In Alaska: “Some studies have shown that vegetables grown in soil with high levels of PFAS may absorb the chemicals. But this could depend on a lot of different factors,” the state Department of Health and Social Services said in after the discovery of PFAS compounds at Fairbanks International Airport.
Minnesota has probed PFAS contamination for more than a decade. Experts at the state’s Department of Health published their own studies on how the chemicals affect homes and gardens in the Twin Cities.
Deanna Scher, an epidemiologist with the agency and author of some of the research, said PFAS compounds can linger in the soil for years, if not decades. Fruits and vegetables in the gardens her team studied absorb some PFAS chemicals but did so at varying rates. (The PFAS group comprises thousands of different chemicals.)
The good news, Scher said: Produce tended to absorb little of the “long-chain” PFAS chemicals regulators are most wary of — PFOA (perfluorooctanoic acid) and PFOS (perfluorooctane sulfonate).
The produce she studied absorbed significantly more “short-chain” PFAS, but experts are less concerned about those chemicals because they don’t accumulate in people’s bodies like their longer-chain cousins.
Considering all the pathways for PFAS to enter the body, Minnesota regulators say the benefits of eating home-grown produce in the Twin Cities “greatly outweigh” the potential risks from PFAS.

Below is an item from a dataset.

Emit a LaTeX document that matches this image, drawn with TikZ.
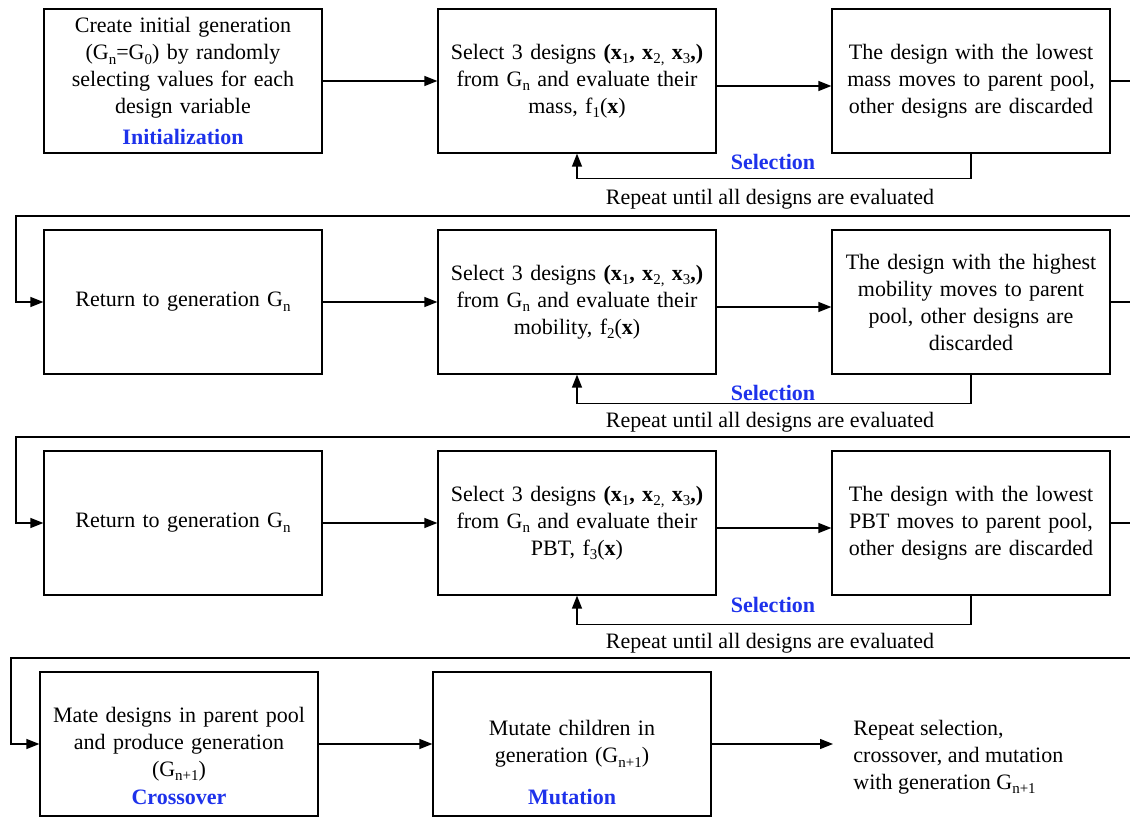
\documentclass[tikz,border=0pt]{standalone}
\usepackage{fontspec}
\setmainfont{Liberation Serif}
\usetikzlibrary{arrows.meta}
\definecolor{labelblue}{RGB}{30,50,235}
% lowered, upright subscripts as set in the flowchart text
\newcommand\sbs[1]{\raisebox{-0.45ex}{\fontsize{7.5}{8}\selectfont\mdseries #1}}
\newcommand\bx{\textbf{x}}
\newcommand\trio{\textbf{(x\sbs{1}, x\sbs{2,} x\sbs{3},)}}

\begin{document}
\begin{tikzpicture}[x=0.5pt,y=-0.5pt,
  font=\fontsize{11}{13.5}\selectfont,
  box/.style={draw, line width=0.6pt, minimum width=139pt, minimum height=72pt,
              inner sep=0pt, align=center, text width=136pt},
  arr/.style={line width=0.6pt, -{Triangle[length=6.5pt,width=5pt]}},
  stage/.style={text=labelblue, font=\fontsize{11}{13.5}\selectfont\bfseries, inner sep=0pt},
  note/.style={inner sep=0pt}]
\useasboundingbox (0,0) rectangle (1130,817);
\clip (0,0) rectangle (1130,817);

% ---------- row 1: initialization and selection by mass
\node[box] (A1) at (183,81) {Create initial generation\\
  (G\sbs{n}=G\sbs{0}) by randomly\\ selecting values for each\\ design variable\\[2pt]
  {\color{labelblue}\bfseries Initialization}};
\node[box] (B1) at (577,81) {Select 3 designs \trio\\ from G\sbs{n} and evaluate their\\ mass, f\sbs{1}(\bx)};
\node[box] (C1) at (971,81) {The design with the lowest\\ mass moves to parent pool,\\ other designs are discarded};
\node[stage] (S1) at (773,162) {Selection};
\node[note] (R1) at (770,199) {Repeat until all designs are evaluated};

% ---------- row 2: selection by mobility
\node[box] (A2) at (183,302) {Return to generation G\sbs{n}};
\node[box] (B2) at (577,302) {Select 3 designs \trio\\ from G\sbs{n} and evaluate their\\ mobility, f\sbs{2}(\bx)};
\node[box] (C2) at (971,302) {The design with the highest\\ mobility moves to parent\\ pool, other designs are\\ discarded};
\node[stage] (S2) at (773,393) {Selection};
\node[note] (R2) at (770,422) {Repeat until all designs are evaluated};

% ---------- row 3: selection by PBT
\node[box] (A3) at (183,523) {Return to generation G\sbs{n}};
\node[box] (B3) at (577,523) {Select 3 designs \trio\\ from G\sbs{n} and evaluate their\\ PBT, f\sbs{3}(\bx)};
\node[box] (C3) at (971,523) {The design with the lowest\\ PBT moves to parent pool,\\ other designs are discarded};
\node[stage] (S3) at (773,605) {Selection};
\node[note] (R3) at (770,643) {Repeat until all designs are evaluated};

% ---------- row 4: crossover and mutation
\node[box] (D) at (179,744) {Mate designs in parent pool\\ and produce generation\\ (G\sbs{n+1})};
\node[stage] (SD) at (179,797) {Crossover};
\node[box] (E) at (572,744) {Mutate children in\\ generation (G\sbs{n+1})};
\node[stage] (SE) at (572,797) {Mutation};
\node[note, anchor=west, align=left, inner xsep=10pt] (F) at (833,757)
  {Repeat selection,\\ crossover, and mutation\\ with generation G\sbs{n+1}};

% ---------- loop corners
\coordinate (k1a) at (1140,81);  \coordinate (k1b) at (16,216);
\coordinate (k2a) at (1140,302); \coordinate (k2b) at (16,437);
\coordinate (k3a) at (1140,523); \coordinate (k3b) at (11,658);

% ---------- forward arrows
\draw[arr] (A1) -- (B1);
\draw[arr] ([yshift=-2.5pt]B1.east) -- ([yshift=-2.5pt]C1.west);
\draw[arr] (A2) -- (B2);
\draw[arr] ([yshift=-2.5pt]B2.east) -- ([yshift=-2.5pt]C2.west);
\draw[arr] (A3) -- (B3);
\draw[arr] ([yshift=-2.5pt]B3.east) -- ([yshift=-2.5pt]C3.west);
\draw[arr] (D) -- (E);
\draw[arr] (E.east) -- (E.east -| F.west);

% ---------- repeat-until feedback loops
\draw[arr] (C1.south) -- ++(0,25) -| (B1.south);
\draw[arr] (C2.south) -- ++(0,29) -| (B2.south);
\draw[arr] (C3.south) -- ++(0,29) -| (B3.south);

% ---------- row-to-row connectors
\draw[arr] (C1.east) -- (k1a) |- (k1b) |- (A2.west);
\draw[arr] (C2.east) -- (k2a) |- (k2b) |- (A3.west);
\draw[arr] (C3.east) -- (k3a) |- (k3b) |- (D.west);
\end{tikzpicture}
\end{document}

The Minnesota findings may not completely answer questions in Michigan communities, Scher said, but they are in line with other emerging research.
The more sobering news?
Because PFAS is so prevalent in the environment, Scher’s team struggled to find any soil completely devoid of the chemicals while doing quality control for the analysis.
“Due to their ubiquity in the environment worldwide, PFAS are found — at least in trace levels — in nearly all surface soils," she said.
Amber Adams-Fall said she hopes more residents will push for information about gardening in Michigan’s PFAS-contaminated communities.
She’s never considered leaving Parchment. This is the only issue that could change that.
“It’s a massive part of our lifestyle,” she said. “If I can’t ever plant in my yard again or eat the produce here, that would be a massive concern.”